(WHAT THE TASK ASKS):
Copy out all lines in the data below containing the string "diagram".

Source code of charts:
----------
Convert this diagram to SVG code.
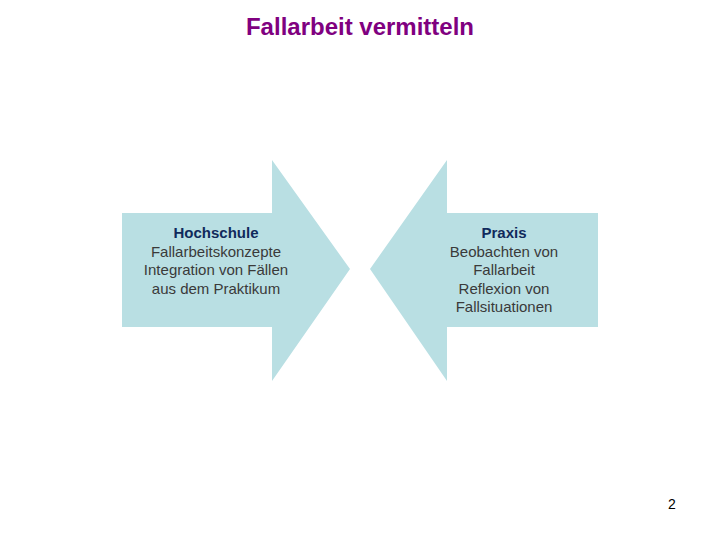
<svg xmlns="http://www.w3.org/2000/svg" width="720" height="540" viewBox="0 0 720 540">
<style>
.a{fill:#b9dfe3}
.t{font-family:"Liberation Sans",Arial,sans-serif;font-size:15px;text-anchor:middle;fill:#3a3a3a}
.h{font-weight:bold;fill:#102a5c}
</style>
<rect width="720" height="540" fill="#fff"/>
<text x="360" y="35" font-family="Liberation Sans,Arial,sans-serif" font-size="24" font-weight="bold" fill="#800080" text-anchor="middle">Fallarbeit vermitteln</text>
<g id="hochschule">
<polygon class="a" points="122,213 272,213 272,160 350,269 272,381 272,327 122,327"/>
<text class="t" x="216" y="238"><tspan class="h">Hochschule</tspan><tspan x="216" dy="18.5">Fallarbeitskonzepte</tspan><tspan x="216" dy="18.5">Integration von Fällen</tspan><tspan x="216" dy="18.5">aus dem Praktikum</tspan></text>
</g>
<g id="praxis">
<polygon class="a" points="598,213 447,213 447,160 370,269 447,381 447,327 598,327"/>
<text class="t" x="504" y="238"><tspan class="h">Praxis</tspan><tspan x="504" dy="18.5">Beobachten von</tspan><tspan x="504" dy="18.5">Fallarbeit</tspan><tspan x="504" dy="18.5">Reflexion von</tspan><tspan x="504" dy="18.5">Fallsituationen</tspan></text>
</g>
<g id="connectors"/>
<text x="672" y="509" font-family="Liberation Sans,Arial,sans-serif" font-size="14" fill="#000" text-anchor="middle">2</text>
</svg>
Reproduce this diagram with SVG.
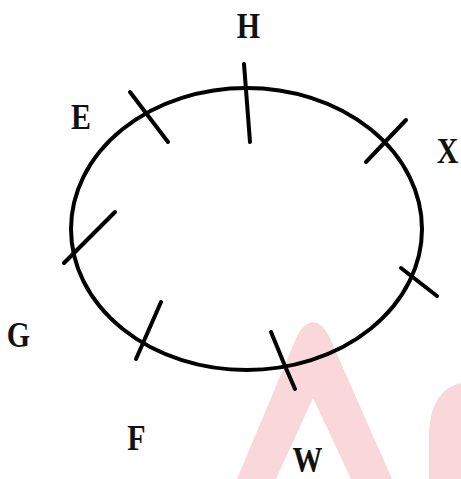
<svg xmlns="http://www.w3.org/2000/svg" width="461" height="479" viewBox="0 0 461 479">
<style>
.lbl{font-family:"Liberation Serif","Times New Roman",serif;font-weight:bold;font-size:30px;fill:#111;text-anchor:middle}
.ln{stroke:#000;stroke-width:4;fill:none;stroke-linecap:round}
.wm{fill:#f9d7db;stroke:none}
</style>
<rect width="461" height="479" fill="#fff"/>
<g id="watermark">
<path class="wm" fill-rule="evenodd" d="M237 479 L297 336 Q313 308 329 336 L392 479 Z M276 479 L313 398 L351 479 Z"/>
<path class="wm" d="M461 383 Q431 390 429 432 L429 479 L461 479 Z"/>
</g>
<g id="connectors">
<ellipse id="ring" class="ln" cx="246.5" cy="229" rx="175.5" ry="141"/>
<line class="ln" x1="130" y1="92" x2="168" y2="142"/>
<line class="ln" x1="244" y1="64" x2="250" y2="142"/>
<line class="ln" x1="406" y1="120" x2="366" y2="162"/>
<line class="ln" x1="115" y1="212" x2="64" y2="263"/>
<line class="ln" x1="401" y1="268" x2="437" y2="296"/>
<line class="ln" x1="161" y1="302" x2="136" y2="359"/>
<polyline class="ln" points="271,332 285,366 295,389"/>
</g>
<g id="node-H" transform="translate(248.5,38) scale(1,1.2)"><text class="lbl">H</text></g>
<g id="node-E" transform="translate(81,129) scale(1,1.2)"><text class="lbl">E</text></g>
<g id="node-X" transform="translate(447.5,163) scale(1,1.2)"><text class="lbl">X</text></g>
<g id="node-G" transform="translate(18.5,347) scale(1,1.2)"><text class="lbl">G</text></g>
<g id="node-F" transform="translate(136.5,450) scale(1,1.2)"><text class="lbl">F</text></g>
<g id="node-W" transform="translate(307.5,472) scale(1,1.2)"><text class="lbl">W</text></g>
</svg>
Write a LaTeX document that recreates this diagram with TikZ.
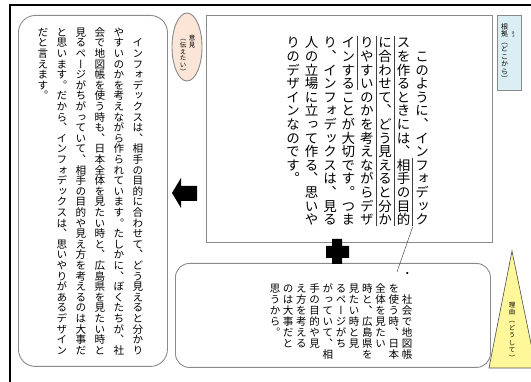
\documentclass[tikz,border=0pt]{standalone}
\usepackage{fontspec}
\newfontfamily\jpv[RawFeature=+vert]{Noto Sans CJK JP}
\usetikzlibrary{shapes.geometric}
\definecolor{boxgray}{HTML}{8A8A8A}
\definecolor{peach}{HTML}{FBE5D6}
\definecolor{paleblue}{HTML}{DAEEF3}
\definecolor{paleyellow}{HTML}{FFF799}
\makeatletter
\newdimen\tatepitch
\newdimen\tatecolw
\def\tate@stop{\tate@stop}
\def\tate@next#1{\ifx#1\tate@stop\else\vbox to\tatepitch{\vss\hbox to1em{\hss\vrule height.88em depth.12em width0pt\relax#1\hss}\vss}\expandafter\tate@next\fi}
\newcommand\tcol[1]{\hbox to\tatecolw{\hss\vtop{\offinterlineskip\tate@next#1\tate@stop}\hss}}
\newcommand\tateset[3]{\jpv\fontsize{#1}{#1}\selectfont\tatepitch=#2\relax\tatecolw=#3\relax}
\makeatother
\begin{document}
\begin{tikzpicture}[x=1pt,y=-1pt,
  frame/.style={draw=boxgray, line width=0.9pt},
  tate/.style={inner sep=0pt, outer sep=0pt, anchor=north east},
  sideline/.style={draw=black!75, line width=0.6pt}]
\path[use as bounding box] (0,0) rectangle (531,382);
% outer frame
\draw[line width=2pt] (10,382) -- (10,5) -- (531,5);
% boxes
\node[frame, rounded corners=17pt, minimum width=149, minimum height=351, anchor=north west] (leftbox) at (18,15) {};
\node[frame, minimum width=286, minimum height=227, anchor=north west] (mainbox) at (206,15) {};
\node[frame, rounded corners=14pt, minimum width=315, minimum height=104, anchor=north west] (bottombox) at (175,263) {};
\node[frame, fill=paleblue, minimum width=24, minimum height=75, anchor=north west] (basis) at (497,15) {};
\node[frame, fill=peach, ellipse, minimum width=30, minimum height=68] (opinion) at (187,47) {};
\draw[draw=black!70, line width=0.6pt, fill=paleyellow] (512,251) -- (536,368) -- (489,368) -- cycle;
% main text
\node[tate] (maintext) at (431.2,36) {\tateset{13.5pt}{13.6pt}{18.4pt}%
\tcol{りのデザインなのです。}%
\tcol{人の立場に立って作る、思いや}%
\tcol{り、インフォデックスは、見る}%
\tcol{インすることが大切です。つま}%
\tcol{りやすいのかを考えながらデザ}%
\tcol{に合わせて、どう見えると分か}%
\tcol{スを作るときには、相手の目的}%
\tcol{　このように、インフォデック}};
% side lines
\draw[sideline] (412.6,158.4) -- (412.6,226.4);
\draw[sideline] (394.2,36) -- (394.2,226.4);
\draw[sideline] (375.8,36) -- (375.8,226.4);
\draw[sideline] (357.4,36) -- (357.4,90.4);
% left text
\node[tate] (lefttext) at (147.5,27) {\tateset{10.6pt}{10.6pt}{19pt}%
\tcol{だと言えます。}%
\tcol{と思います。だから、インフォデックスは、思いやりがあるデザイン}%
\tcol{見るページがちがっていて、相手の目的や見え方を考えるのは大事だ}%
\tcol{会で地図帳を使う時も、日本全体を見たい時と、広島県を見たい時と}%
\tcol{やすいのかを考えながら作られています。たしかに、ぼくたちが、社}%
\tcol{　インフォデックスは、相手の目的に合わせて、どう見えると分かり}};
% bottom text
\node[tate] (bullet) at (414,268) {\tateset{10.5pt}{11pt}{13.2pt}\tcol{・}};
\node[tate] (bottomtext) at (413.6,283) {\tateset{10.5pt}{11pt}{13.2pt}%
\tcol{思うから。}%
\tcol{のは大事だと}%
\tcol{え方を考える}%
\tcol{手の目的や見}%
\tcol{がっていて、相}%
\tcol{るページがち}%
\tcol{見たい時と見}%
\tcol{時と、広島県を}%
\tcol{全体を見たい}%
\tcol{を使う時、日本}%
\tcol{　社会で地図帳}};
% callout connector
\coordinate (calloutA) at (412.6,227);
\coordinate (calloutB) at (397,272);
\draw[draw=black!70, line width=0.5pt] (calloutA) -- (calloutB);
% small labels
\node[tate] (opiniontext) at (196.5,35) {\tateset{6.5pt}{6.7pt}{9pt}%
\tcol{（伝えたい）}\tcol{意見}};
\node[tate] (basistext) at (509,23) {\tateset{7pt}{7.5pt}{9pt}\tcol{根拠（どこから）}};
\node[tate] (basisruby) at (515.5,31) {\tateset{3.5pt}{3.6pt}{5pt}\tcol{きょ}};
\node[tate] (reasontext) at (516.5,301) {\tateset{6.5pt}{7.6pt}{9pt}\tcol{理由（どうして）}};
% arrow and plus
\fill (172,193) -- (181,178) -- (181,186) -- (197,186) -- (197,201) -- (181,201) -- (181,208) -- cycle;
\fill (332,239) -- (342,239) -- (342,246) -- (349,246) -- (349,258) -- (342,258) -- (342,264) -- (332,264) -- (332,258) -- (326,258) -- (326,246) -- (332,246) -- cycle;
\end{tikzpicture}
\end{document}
----------
(TASK ANSWER):
Convert this diagram to SVG code.
Reproduce this diagram with SVG.
Write a LaTeX document that recreates this diagram with TikZ.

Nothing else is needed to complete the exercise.